Of all the monsters created in film, none were scarier than the Universal Studio's monsters.  The Mummy, Dracula, Frankenstein, the Invisible Man and The Wolf Man. Yet no one seemed to appreciate the characterization of Lon Chaney, Jr's Wolf Man. 

First of all, being a Junior is often a hurdle.  His father, Lon Chaney, was known as The Man of a Thousand Faces (played by Cagney in a biopic).  Senior's double-jointed characters and his ability to change so physically for his numerous roles, made him a star in silent films. He often played a crippled or disfigured person.  His most famous role was The Phantom of the Opera.

Lon Jr. went unappreciated for his Wolfman role.  I suggest, when one of the movies come on, listen to Larry Talbot, the human side of the Wolf Man. Chaney brought so much depth to his werewolf.  The human side, Larry Talbot, lives in torment.  Never did anyone hear a more plaintive cry in film as; Larry Talbot's plea to his fellow men to lock him up on the night of the full moon.

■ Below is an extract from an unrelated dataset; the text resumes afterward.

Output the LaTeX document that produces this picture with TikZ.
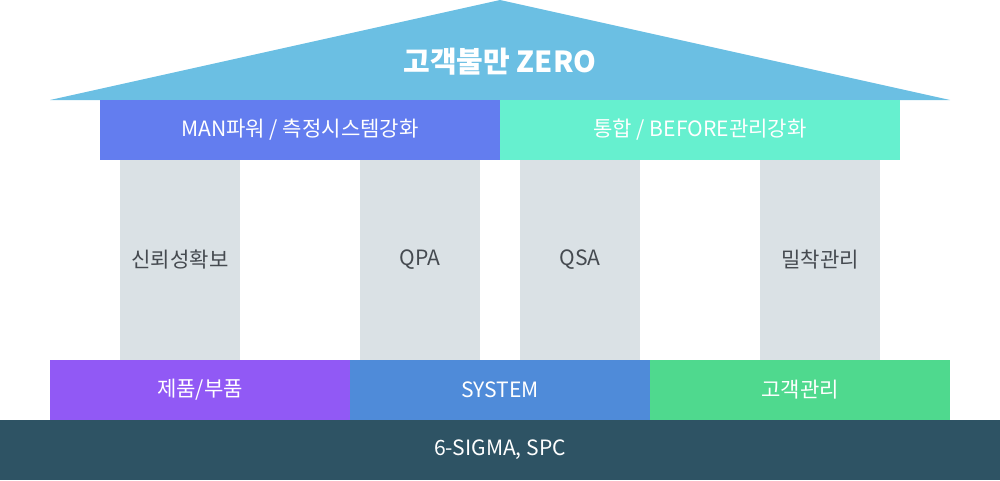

This wish rung genuinely from his soul. Larry wanted someone to lock him up before the full moon rose.  At that time, Talbot was helpless to control his Wolf Man side.  He could never get anyone to believe his tale, except the old Gypsy Woman. She knew a werewolf had bitten him, and told him only a silver bullet could stop the rampage.   The next morning Larry Talbot would wake up, usually in his bed, and not know he killed someone. Then came the familiar uprising of the villagers when they found someone ripped apart in the woods. And he lay there full of regret and recalled the full moon of the night before; and that he had killed again.

When one of the movies comes on, just listen to Larry Talbot. Spencer Tracy as Dr. Jeckyll in Dr. Jeckyll and Mr. Hyde did not show such a remorseful side as did Chaney's Larry Talbot.

If Chaney wasn't a junior, maybe audiences would have commended his acting more.  He appears again as the Wolf Man in Abbott and Costello Meet Frankenstein, which is a very good movie.  Watching the genre as an adult, it's greatness surprised me -- the compelling characters and monsters, the wit, the drama, the sets. But as Lon aged he became an alcoholic and played an occasional role, but he wasn't the actor he once was.  And I think his sadness was that no one praised his performances as Larry Talbot.